***** Supplied records *****

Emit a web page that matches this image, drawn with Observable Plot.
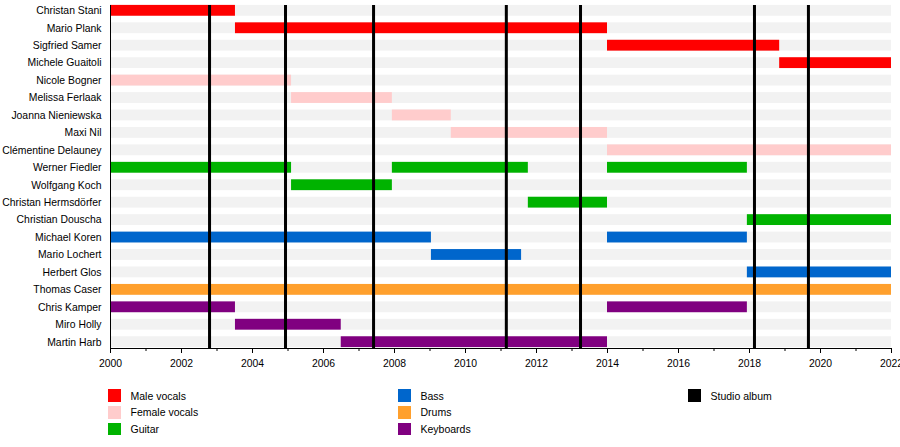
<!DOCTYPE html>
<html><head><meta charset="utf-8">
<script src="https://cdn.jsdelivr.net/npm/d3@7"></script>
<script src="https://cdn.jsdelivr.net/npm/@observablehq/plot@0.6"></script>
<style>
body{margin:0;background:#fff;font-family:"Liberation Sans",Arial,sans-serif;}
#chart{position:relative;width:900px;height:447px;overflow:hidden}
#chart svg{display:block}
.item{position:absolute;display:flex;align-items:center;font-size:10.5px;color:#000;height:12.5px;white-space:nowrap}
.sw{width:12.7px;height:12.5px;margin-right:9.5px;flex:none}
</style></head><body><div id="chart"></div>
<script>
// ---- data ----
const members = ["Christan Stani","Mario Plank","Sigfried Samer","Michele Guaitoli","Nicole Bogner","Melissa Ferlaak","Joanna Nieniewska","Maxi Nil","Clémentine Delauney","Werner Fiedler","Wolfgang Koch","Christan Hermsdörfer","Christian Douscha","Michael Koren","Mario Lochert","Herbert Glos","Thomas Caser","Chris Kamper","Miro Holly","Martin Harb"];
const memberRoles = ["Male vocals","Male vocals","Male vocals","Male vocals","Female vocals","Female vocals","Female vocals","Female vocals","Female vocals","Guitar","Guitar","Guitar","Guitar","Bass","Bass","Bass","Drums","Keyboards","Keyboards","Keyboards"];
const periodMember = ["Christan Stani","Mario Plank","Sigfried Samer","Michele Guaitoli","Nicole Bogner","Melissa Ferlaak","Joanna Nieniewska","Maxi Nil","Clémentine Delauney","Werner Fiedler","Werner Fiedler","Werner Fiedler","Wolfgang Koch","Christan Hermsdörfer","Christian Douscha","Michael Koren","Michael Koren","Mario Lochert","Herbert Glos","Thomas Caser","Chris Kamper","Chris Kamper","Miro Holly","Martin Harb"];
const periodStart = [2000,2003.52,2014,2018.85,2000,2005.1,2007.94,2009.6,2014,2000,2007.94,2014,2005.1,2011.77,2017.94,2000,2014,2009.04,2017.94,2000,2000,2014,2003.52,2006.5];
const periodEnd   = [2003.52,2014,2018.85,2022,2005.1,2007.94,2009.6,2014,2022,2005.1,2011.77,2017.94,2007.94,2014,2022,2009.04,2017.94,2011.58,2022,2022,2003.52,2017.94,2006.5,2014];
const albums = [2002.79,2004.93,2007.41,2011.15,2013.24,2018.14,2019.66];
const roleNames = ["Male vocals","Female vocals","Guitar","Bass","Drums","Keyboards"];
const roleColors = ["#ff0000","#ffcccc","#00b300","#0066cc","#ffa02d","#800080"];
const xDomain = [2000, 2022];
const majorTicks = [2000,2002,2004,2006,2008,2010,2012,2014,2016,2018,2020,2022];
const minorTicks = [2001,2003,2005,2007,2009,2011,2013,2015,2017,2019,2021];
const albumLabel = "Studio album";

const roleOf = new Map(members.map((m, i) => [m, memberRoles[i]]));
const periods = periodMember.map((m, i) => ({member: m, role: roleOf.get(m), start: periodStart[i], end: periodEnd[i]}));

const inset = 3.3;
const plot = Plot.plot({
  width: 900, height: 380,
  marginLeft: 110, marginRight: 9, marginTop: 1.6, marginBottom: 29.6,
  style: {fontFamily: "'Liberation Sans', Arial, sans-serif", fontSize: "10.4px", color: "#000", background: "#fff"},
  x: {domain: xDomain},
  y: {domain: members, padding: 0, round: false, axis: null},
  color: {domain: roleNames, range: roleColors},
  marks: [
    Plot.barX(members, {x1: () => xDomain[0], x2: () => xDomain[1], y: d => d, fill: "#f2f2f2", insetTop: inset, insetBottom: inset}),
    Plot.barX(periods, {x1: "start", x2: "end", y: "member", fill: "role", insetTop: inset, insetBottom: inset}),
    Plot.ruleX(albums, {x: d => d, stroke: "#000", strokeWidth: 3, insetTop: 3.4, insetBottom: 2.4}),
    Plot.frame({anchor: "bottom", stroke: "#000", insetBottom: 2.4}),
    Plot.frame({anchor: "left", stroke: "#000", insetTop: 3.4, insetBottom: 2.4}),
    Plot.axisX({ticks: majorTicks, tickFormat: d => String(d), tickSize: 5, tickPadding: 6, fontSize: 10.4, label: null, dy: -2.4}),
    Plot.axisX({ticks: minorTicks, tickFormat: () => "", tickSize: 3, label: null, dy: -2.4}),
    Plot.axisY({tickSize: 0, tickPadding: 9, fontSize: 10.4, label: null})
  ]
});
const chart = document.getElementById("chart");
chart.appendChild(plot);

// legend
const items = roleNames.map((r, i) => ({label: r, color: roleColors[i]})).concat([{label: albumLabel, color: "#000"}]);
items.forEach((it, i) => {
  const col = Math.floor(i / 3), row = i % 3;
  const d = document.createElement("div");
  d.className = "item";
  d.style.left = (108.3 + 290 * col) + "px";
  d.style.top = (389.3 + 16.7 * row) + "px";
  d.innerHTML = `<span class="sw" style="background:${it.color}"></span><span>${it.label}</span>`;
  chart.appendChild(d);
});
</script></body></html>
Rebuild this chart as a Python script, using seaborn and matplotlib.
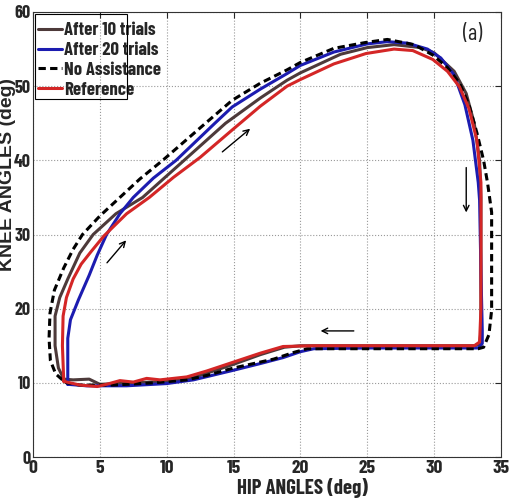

*****

**Given exercise**
Leave out the pictures and reproduce the rest of the listing exactly.

**Task result**
Emit a web page that matches this image, drawn with Observable Plot.
<!DOCTYPE html>
<html><head><meta charset="utf-8">
<script src="https://cdn.jsdelivr.net/npm/d3@7"></script>
<script src="https://cdn.jsdelivr.net/npm/@observablehq/plot@0.6"></script>
<style>
body{margin:0;background:#fff;font-family:"Liberation Sans",Arial,sans-serif;}
#chart{position:relative;width:900px;height:447px;overflow:hidden}
#chart svg{display:block}
.item{position:absolute;display:flex;align-items:center;font-size:10.5px;color:#000;height:12.5px;white-space:nowrap}
.sw{width:12.7px;height:12.5px;margin-right:9.5px;flex:none}
</style></head><body><div id="chart"></div>
<script>
// ---- data ----
const members = ["Christan Stani","Mario Plank","Sigfried Samer","Michele Guaitoli","Nicole Bogner","Melissa Ferlaak","Joanna Nieniewska","Maxi Nil","Clémentine Delauney","Werner Fiedler","Wolfgang Koch","Christan Hermsdörfer","Christian Douscha","Michael Koren","Mario Lochert","Herbert Glos","Thomas Caser","Chris Kamper","Miro Holly","Martin Harb"];
const memberRoles = ["Male vocals","Male vocals","Male vocals","Male vocals","Female vocals","Female vocals","Female vocals","Female vocals","Female vocals","Guitar","Guitar","Guitar","Guitar","Bass","Bass","Bass","Drums","Keyboards","Keyboards","Keyboards"];
const periodMember = ["Christan Stani","Mario Plank","Sigfried Samer","Michele Guaitoli","Nicole Bogner","Melissa Ferlaak","Joanna Nieniewska","Maxi Nil","Clémentine Delauney","Werner Fiedler","Werner Fiedler","Werner Fiedler","Wolfgang Koch","Christan Hermsdörfer","Christian Douscha","Michael Koren","Michael Koren","Mario Lochert","Herbert Glos","Thomas Caser","Chris Kamper","Chris Kamper","Miro Holly","Martin Harb"];
const periodStart = [2000,2003.52,2014,2018.85,2000,2005.1,2007.94,2009.6,2014,2000,2007.94,2014,2005.1,2011.77,2017.94,2000,2014,2009.04,2017.94,2000,2000,2014,2003.52,2006.5];
const periodEnd   = [2003.52,2014,2018.85,2022,2005.1,2007.94,2009.6,2014,2022,2005.1,2011.77,2017.94,2007.94,2014,2022,2009.04,2017.94,2011.58,2022,2022,2003.52,2017.94,2006.5,2014];
const albums = [2002.79,2004.93,2007.41,2011.15,2013.24,2018.14,2019.66];
const roleNames = ["Male vocals","Female vocals","Guitar","Bass","Drums","Keyboards"];
const roleColors = ["#ff0000","#ffcccc","#00b300","#0066cc","#ffa02d","#800080"];
const xDomain = [2000, 2022];
const majorTicks = [2000,2002,2004,2006,2008,2010,2012,2014,2016,2018,2020,2022];
const minorTicks = [2001,2003,2005,2007,2009,2011,2013,2015,2017,2019,2021];
const albumLabel = "Studio album";

const roleOf = new Map(members.map((m, i) => [m, memberRoles[i]]));
const periods = periodMember.map((m, i) => ({member: m, role: roleOf.get(m), start: periodStart[i], end: periodEnd[i]}));

const inset = 3.3;
const plot = Plot.plot({
  width: 900, height: 380,
  marginLeft: 110, marginRight: 9, marginTop: 1.6, marginBottom: 29.6,
  style: {fontFamily: "'Liberation Sans', Arial, sans-serif", fontSize: "10.4px", color: "#000", background: "#fff"},
  x: {domain: xDomain},
  y: {domain: members, padding: 0, round: false, axis: null},
  color: {domain: roleNames, range: roleColors},
  marks: [
    Plot.barX(members, {x1: () => xDomain[0], x2: () => xDomain[1], y: d => d, fill: "#f2f2f2", insetTop: inset, insetBottom: inset}),
    Plot.barX(periods, {x1: "start", x2: "end", y: "member", fill: "role", insetTop: inset, insetBottom: inset}),
    Plot.ruleX(albums, {x: d => d, stroke: "#000", strokeWidth: 3, insetTop: 3.4, insetBottom: 2.4}),
    Plot.frame({anchor: "bottom", stroke: "#000", insetBottom: 2.4}),
    Plot.frame({anchor: "left", stroke: "#000", insetTop: 3.4, insetBottom: 2.4}),
    Plot.axisX({ticks: majorTicks, tickFormat: d => String(d), tickSize: 5, tickPadding: 6, fontSize: 10.4, label: null, dy: -2.4}),
    Plot.axisX({ticks: minorTicks, tickFormat: () => "", tickSize: 3, label: null, dy: -2.4}),
    Plot.axisY({tickSize: 0, tickPadding: 9, fontSize: 10.4, label: null})
  ]
});
const chart = document.getElementById("chart");
chart.appendChild(plot);

// legend
const items = roleNames.map((r, i) => ({label: r, color: roleColors[i]})).concat([{label: albumLabel, color: "#000"}]);
items.forEach((it, i) => {
  const col = Math.floor(i / 3), row = i % 3;
  const d = document.createElement("div");
  d.className = "item";
  d.style.left = (108.3 + 290 * col) + "px";
  d.style.top = (389.3 + 16.7 * row) + "px";
  d.innerHTML = `<span class="sw" style="background:${it.color}"></span><span>${it.label}</span>`;
  chart.appendChild(d);
});
</script></body></html>
Rebuild this chart as a Python script, using seaborn and matplotlib.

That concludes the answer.